## Task requirements
Set down word for word each line from the start of the listing through the line that contains "return (B - yp) / PH", both included.

## Dataset excerpt
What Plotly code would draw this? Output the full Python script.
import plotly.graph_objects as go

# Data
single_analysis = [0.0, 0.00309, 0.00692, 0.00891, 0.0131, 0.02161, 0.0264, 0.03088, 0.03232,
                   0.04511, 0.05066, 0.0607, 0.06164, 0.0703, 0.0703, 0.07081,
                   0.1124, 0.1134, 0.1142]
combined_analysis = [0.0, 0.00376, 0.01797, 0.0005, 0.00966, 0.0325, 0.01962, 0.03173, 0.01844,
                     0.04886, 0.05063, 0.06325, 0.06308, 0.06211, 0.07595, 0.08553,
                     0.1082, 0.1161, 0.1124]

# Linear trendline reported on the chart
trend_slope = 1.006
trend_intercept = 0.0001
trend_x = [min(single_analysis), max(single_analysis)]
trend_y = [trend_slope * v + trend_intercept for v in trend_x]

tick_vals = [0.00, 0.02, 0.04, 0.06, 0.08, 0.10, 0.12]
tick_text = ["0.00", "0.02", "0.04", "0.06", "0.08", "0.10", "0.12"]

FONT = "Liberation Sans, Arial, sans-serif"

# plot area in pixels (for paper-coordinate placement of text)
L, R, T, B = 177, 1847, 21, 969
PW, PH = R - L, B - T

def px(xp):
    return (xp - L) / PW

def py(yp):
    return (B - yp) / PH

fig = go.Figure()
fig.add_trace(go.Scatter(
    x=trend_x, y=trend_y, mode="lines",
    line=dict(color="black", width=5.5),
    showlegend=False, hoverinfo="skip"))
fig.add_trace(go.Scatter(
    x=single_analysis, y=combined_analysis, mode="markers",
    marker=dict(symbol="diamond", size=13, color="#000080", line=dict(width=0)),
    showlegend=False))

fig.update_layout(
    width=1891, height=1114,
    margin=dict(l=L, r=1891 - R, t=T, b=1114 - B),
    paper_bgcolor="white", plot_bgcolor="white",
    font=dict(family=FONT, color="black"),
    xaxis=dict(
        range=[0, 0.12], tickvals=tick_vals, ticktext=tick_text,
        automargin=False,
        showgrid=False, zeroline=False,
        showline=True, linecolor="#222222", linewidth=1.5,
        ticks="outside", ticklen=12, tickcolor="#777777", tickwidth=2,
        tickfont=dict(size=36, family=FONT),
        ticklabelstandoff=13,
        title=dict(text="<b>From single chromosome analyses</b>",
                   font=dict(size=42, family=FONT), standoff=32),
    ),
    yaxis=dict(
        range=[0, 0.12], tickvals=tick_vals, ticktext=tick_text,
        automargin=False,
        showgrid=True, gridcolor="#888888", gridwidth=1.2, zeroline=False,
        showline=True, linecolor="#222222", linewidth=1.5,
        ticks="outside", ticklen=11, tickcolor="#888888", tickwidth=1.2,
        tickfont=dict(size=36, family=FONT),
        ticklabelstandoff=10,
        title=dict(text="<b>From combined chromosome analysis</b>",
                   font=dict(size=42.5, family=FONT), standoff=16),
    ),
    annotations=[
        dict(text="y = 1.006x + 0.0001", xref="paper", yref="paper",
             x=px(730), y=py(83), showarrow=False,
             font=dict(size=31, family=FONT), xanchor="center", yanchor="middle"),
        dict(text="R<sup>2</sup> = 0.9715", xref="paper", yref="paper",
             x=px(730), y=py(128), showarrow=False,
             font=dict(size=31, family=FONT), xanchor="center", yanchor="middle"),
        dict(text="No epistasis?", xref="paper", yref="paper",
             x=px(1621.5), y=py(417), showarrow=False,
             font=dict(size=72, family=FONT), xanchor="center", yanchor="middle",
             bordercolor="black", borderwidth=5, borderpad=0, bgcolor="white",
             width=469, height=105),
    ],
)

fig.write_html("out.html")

## Reply
What Plotly code would draw this? Output the full Python script.
import plotly.graph_objects as go

# Data
single_analysis = [0.0, 0.00309, 0.00692, 0.00891, 0.0131, 0.02161, 0.0264, 0.03088, 0.03232,
                   0.04511, 0.05066, 0.0607, 0.06164, 0.0703, 0.0703, 0.07081,
                   0.1124, 0.1134, 0.1142]
combined_analysis = [0.0, 0.00376, 0.01797, 0.0005, 0.00966, 0.0325, 0.01962, 0.03173, 0.01844,
                     0.04886, 0.05063, 0.06325, 0.06308, 0.06211, 0.07595, 0.08553,
                     0.1082, 0.1161, 0.1124]

# Linear trendline reported on the chart
trend_slope = 1.006
trend_intercept = 0.0001
trend_x = [min(single_analysis), max(single_analysis)]
trend_y = [trend_slope * v + trend_intercept for v in trend_x]

tick_vals = [0.00, 0.02, 0.04, 0.06, 0.08, 0.10, 0.12]
tick_text = ["0.00", "0.02", "0.04", "0.06", "0.08", "0.10", "0.12"]

FONT = "Liberation Sans, Arial, sans-serif"

# plot area in pixels (for paper-coordinate placement of text)
L, R, T, B = 177, 1847, 21, 969
PW, PH = R - L, B - T

def px(xp):
    return (xp - L) / PW

def py(yp):
    return (B - yp) / PH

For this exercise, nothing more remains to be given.